NAME
Text::TFIDF - Perl extension for computing the TF-IDF measure
SYNOPSIS
use Text::TFIDF;
my $Obj = new Text::TFIDF(file=>[file1,file2...]);
print $Obj->TFIDF($file,$word);
DESCRIPTION
The TF-IDF weight (ie, Frequency-Inverse Document Frequency) weight is used in information retrieval and text mining. It is a statistical measure used to see how important a word is in a document or collection of documents. This module is designed to only work on text documents at this time.

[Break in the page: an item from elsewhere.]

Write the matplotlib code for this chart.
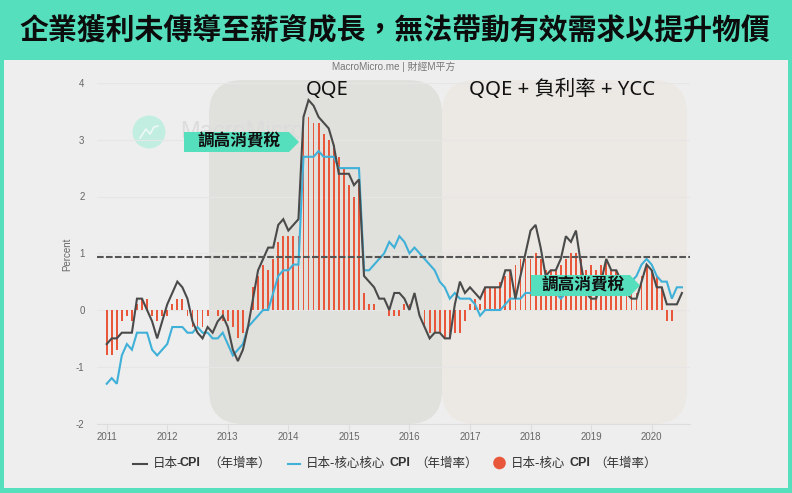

Currently, the module reads everything into memory. This should be altered in the future.
EXPORT
None by default.
new(file=>\@files)
Creates a new module. If the file argument is passed in, populates the module using those files.
TFIDF(file,word)
Computes the TF-IDF weight for the given document and word. If the file is not in the corpus used to populate the module, returns undef
TF(file,word)
Returns the frequency of the given word in the document.
IDF(word)
Returns the inverse document frequency of a word. That is, the ratio of the number of documents in the corpus divided by the number of documents containing the term and taking the logarithm of the result. Since the number of documents containing the term can be zero, we add one to the result to ensure a rational result.
process_files(@files)
Populates the document with the given list of files. This does not replace data currently in the document, rather, it adds to the list.
SEE ALSO
See http://en.wikipedia.org/wiki/Tf-idf for more information.
AUTHOR
Leigh Metcalf, <leigh@fprime.net<gt>
COPYRIGHT AND LICENSE
Copyright (C) 2011 by Leigh Metcalf
This library is free software; you can redistribute it and/or modify it under the same terms as Perl itself, either Perl version 5.12.3 or, at your option, any later version of Perl 5 you may have available.